Over the past several months, ESnet and the NSF Cybersecurity Center of Excellence collaborated with research and education community leaders to develop a risk profile for open science to formally capture and benchmark this expertise, allowing other organizations to apply these best practices more broadly.
Today, the group is releasing its draft Open Science Cyber Risk Profile (OSCRP) and inviting comment from the research community. The OSCRP is designed to help principal investigators and their supporting information technology professionals assess cybersecurity risks related to open science projects. The draft document, along with information on how to comment, can be found at http://trustedci.github.io/OSCRP/.
Managing the security risks to scientific instruments, data and cyberinfrastructure is a priority for creating a trustworthy environment for science. Assessing, understanding and managing concerns of open science to explicitly capture risks to its integrity and availability, and sometimes also privacy issues, involves making judgments on the likelihood and consequences of risks. Deep experience in understanding cybersecurity and the science being supported is needed to achieve these goals.

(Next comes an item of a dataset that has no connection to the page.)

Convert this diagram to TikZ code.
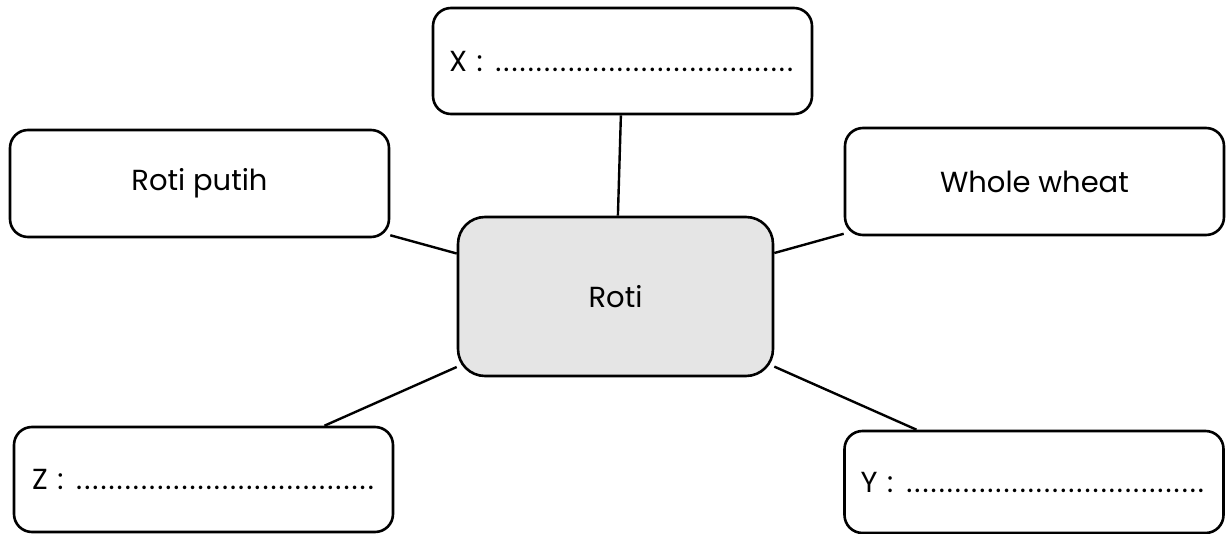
\documentclass[tikz,border=0pt]{standalone}
\usepackage{fontspec}
\setmainfont{Poppins}
\definecolor{centerfill}{HTML}{E5E5E5}
\newcommand{\blankdots}{\cleaders\hbox to 8.1pt{\hss.\hss}\hskip 0pt plus 1fill\null}
\begin{document}
\begin{tikzpicture}[x=1pt,y=-1pt,
  box/.style={draw=black, line width=2.6pt, rounded corners=18pt, rectangle,
    minimum width=379pt, inner xsep=0pt, inner ysep=0pt, font=\fontsize{29}{32}\selectfont},
  fillbox/.style={box, text width=347pt, inner xsep=16pt, align=left},
  hub/.style={box, fill=centerfill, rounded corners=27pt, minimum width=315pt, minimum height=159pt},
  link/.style={line width=2.4pt}]
\useasboundingbox (0,0) rectangle (1228,534);
\node[fillbox, minimum height=106pt] (X) at (622.5,61) {X :\ \blankdots};
\node[box, minimum height=107pt] (putih) at (199.5,183.5) {\raisebox{-2pt}{Roti putih}};
\node[box, minimum height=107pt] (wheat) at (1034.5,181.5) {\raisebox{-2pt}{Whole wheat}};
\node[hub] (roti) at (615.5,296.5) {Roti};
\node[fillbox, minimum height=105pt] (Z) at (203.5,479.5) {\kern2pt Z :\ \blankdots};
\node[fillbox, minimum height=102pt] (Y) at (1034,482) {Y :\ \blankdots};
\draw[link] (X) -- (roti);
\draw[link] (putih) -- (roti);
\draw[link] (wheat) -- (roti);
\draw[link] (Z) -- (roti);
\draw[link] (Y) -- (roti);
\end{tikzpicture}
\end{document}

The group invites comments on the document prior to final publication in early 2017. Longer-term, the document is intended to be a living, community document, being updated as open science computing evolves, and also as new approaches to security arise.
About the OSCRP Working Group
Organized by Sean Peisert and Michael Dopheide from ESnet, and Von Welch and Andrew Adams from the NSF Cybersecurity Center of Excellence, the working group consists of: RuthAnne Bevier (Caltech), Rich LeDuc (Northwestern), Pascal Meunier (HUBzero), Stephen Schwab (USC Information Sciences Institute) and Karen Stocks (Scripps Institution of Oceanography), Ilkay Altintas (San Diego Supercomputer Center), James Cuff (Harvard), Reagan Moore (iRods), and Warren Raquel (NCSA/UIUC). To follow the activities of the working group, please follow http://blog.trustedci.org/.
The Center for Trustworthy Scientific Cyberinfrastructure (CTSC) is funded as the National Science Foundation’s Cybersecurity Center of Excellence. The mission of CTSC is to improve the cybersecurity of NSF science and engineering projects, allowing those projects to focus on their science endeavors. This mission is accomplished through one-on-one engagements with projects to address their specific challenges; education, outreach, and training to raise the state of security practice across the scientific enterprise; and leadership on bringing the best and most relevant cybersecurity research to bear on the NSF cyberinfrastructure research community.
The Energy Sciences Network (ESnet) is an international, high-performance, unclassified network built to support scientific research. Funded by the U.S. Department of Energy’s Office of Science (SC) and managed by Lawrence Berkeley National Laboratory, ESnet provides services to more than 40 DOE research sites, including the entire National Laboratory system, its supercomputing facilities, and its major scientific instruments. ESnet also connects to over 140 research and commercial networks, permitting DOE-funded scientists to collaborate productively with partners around the world.